During the pigeon racing season, Ryan sends pigeons to as far as Cape Rēinga and spends his weekends waiting nervously in the garden for them to return to their landing board.
It’s a sport that requires a lot of time and dedication, as owners rear their pigeons from chicks and then spend the racing seasons driving long distances across New Zealand to compete.
But how do you win a race? When they’re around 6 days old, each pigeon is fitted with a tiny ring with an embedded microchip that scans like a barcode inside their loft. It means the time it takes each bird to cover the distance of a race is calculated through an electronic system.
There is just one winner: the fastest and first bird home out of all the teams.
I watch Ryan let his flock out of their coop and there is a flurry of grey wings then a sudden stillness, with each pigeon soaring into position in the air, the individuals in the flock forming neat compact lines like fighter planes.
I didn’t think it was possible for pigeons to appear agile or graceful, as most pigeons I’ve met have been hopping around a schoolyard scratching for sandwich crumbs.
Pigeons were once used everywhere in New Zealand for delivering messages, and large newspaper printers often had pigeons’ lofts built on their roofs to be the first to distribute the news. Great Barrier Island’s only form of mainland communication for many years was through the pigeon post.
More than 100,000 pigeons are said to have served in World War I, acting as valuable messengers across enemy front lines. Now, pigeons often carry diseases and are shooed away from public areas.
Ryan said pigeons had suffered a serious reputational hit over the past few decades.
“It’s the saddest thing that’s happened,” he said.
“In the 50s, when I was a boy, people used to say pigeons were wonderful and [praised] how good they were in the war, and that they were such strong little birds.
“Now they’re more known as rats with wings.”
When they are about a month old, Ryan begins placing his baby chicks on the landing board of the loft so that they can familiarise themselves with the platform.
“You breed off pigeons that have a breeding history of racing ability – you don’t want to breed off pigeons that are going to get lost.”
The pigeons are fed on a strong diet of peas, maize and barley, with plenty of carbohydrates ahead of the long-distance races.

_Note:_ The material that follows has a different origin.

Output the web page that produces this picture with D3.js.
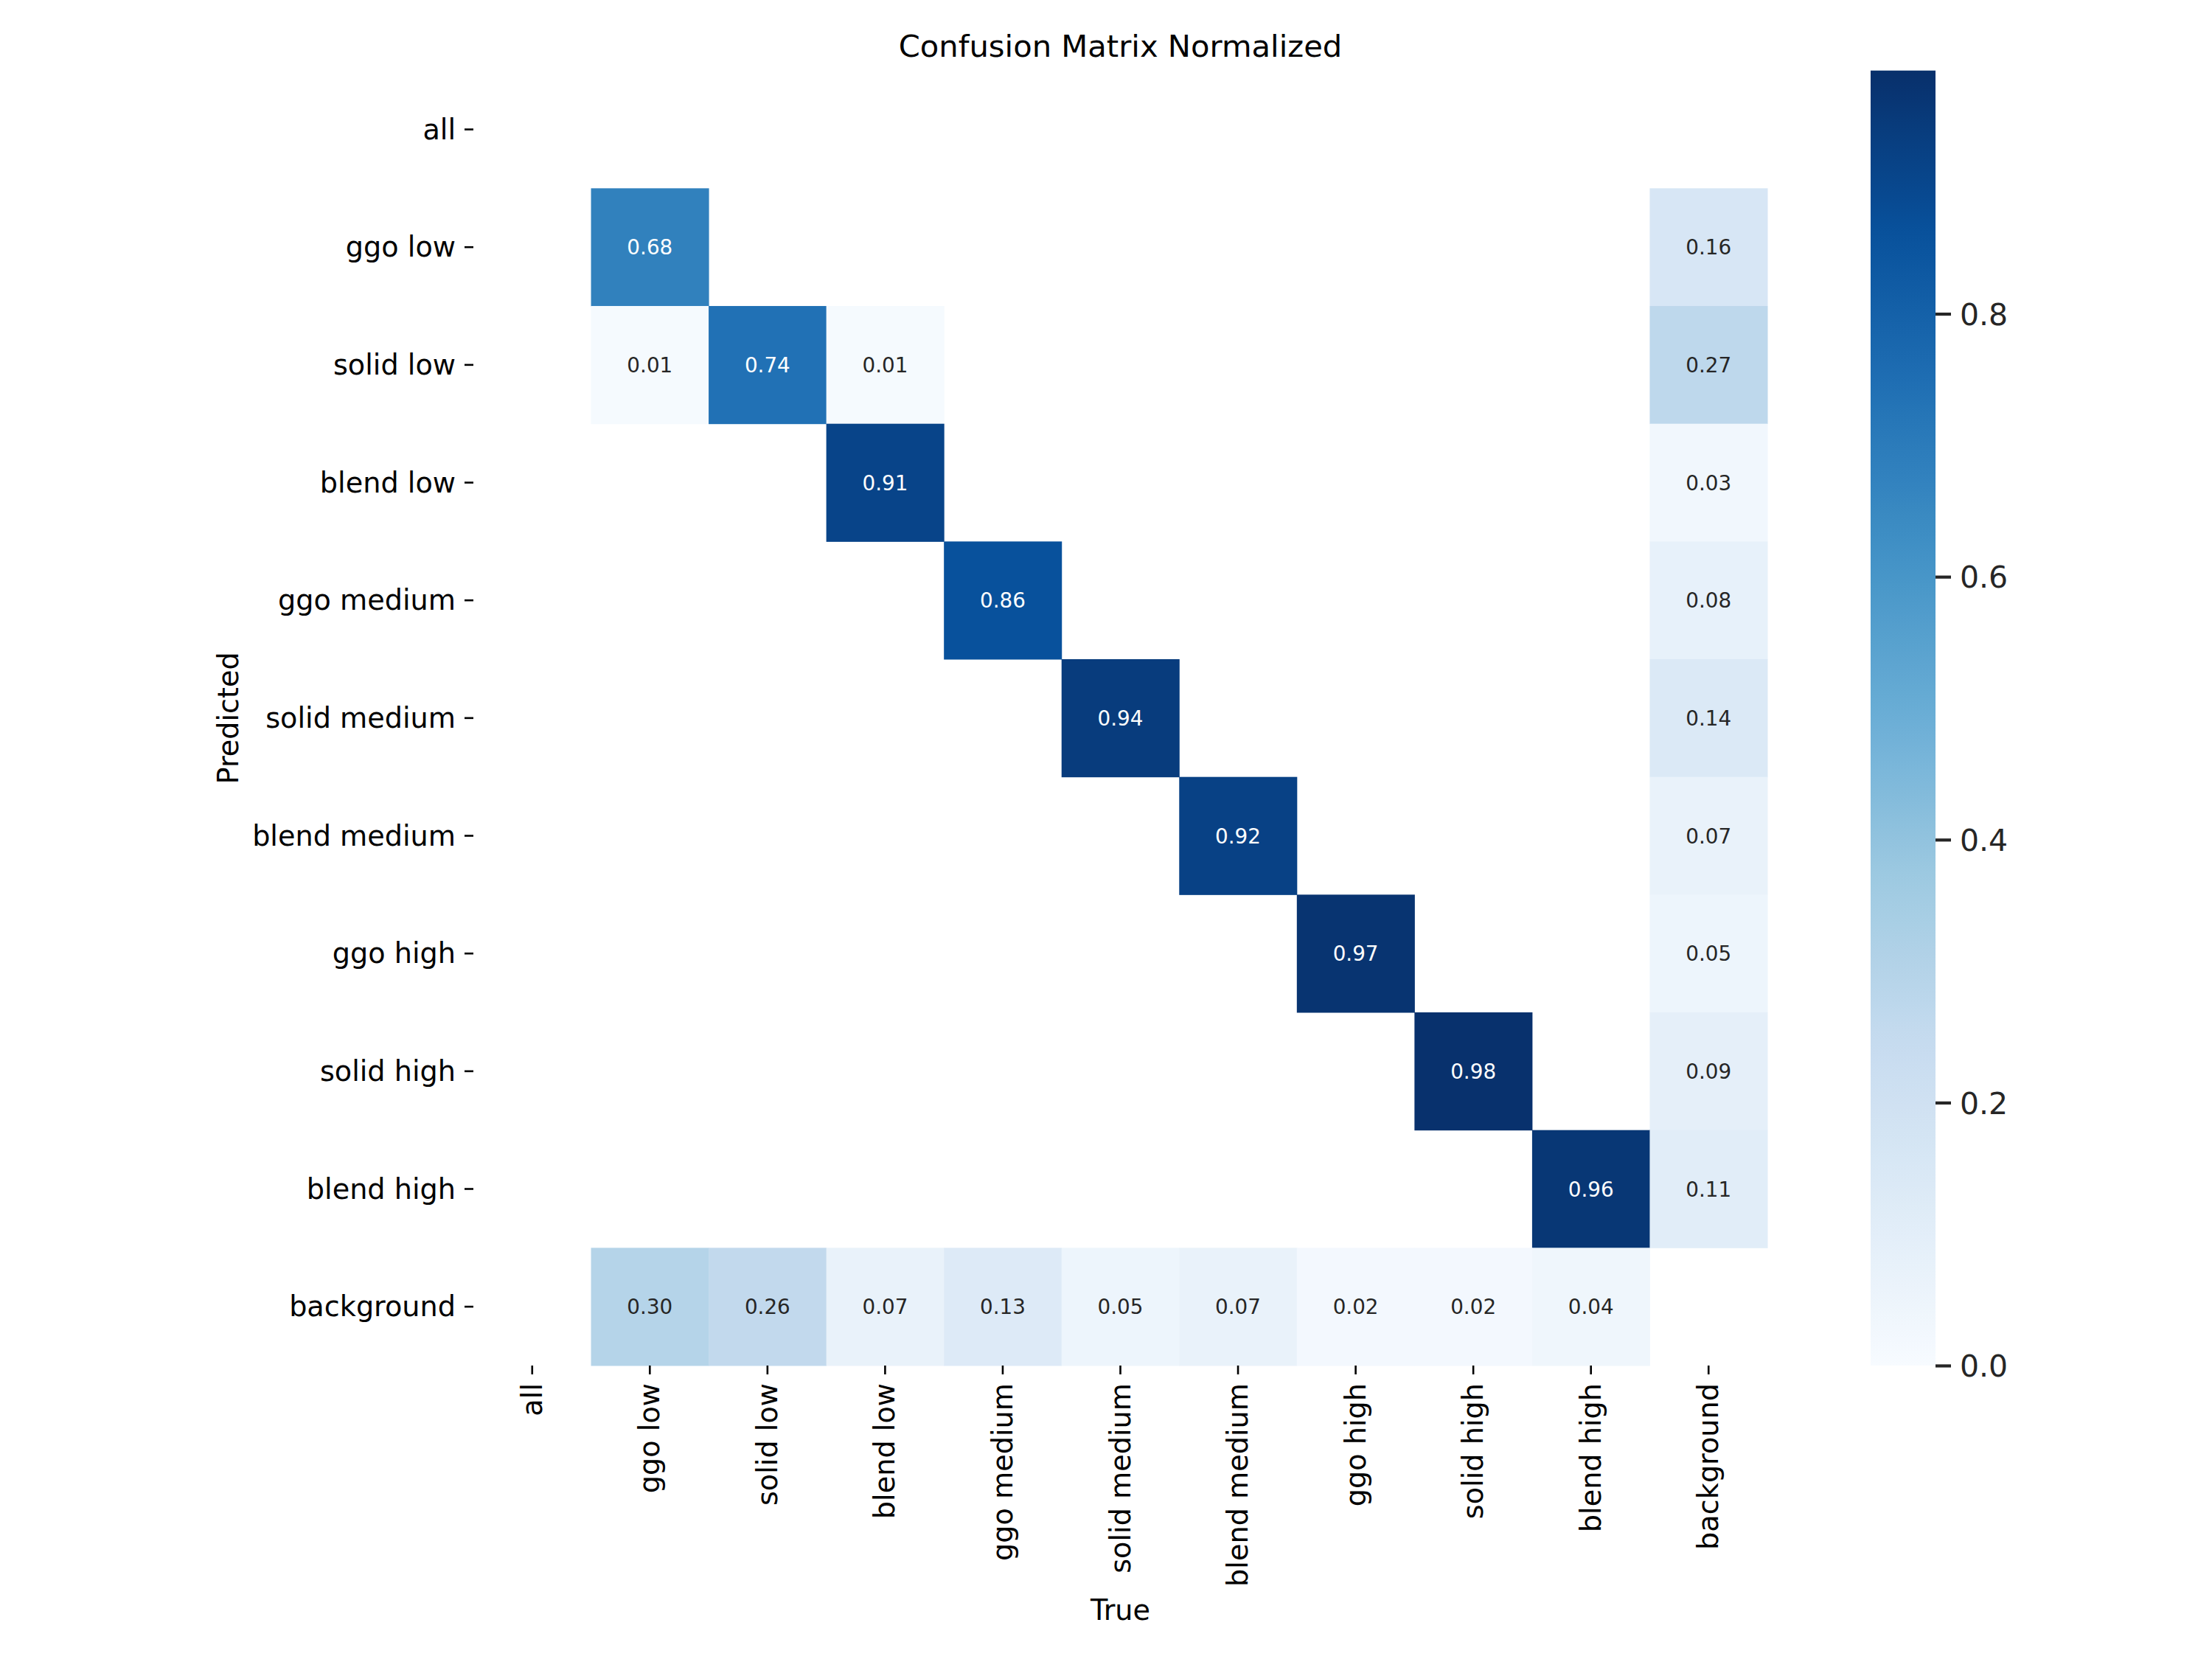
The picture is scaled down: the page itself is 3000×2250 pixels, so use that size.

He then starts training them by taking them by car over smaller distances, and slowly increasing the kilometres.
“Apart from the first time, normally they’ll beat me home.”
Although he had moved houses three times, Ryan said he’d never had any problems with pigeons getting lost and they easily found the new location: “They actually home to the loft itself, not their surroundings.”
Every sport has its thrill; that touchdown or penalty kick moment that makes the whole thing worthwhile. Any sports lover knows the feeling of clinging desperately to their seat in suspense at the peak of a match.
In pigeon racing, that thrill is waiting for the birds to land.
“Sometimes you can wait for hours; I usually work in the garden while I’m waiting for them,” Ryan said.
Ryan isn’t alone in these high-adrenaline moments. He also has an adopted stray cat, Tiddles, who has overcome his predatory instincts to become a security guard for the flock.
Tiddles spends his time chasing away neighbourhood cats and watching the pigeons fly in darting lines above his head.
Sometimes, pigeons can get lost during races.
“It can be very upsetting because you’re wondering where they are, but the funny thing is, generally speaking, when you do lose one, they’ll suddenly turn up around breeding season.”
Each pigeon club in New Zealand has a stray liaison officer who reunites any pigeons found by the public with their racing owners.
Ryan said the birds have a mixture of personalities and races are “a bit like a cycle race”, with some birds acting more naturally as leaders or followers.
“If you’ve got birds that are too tame, they’ll get back from a race and all they’ll want to do is parade up and down the pigeon loft cooing at you.”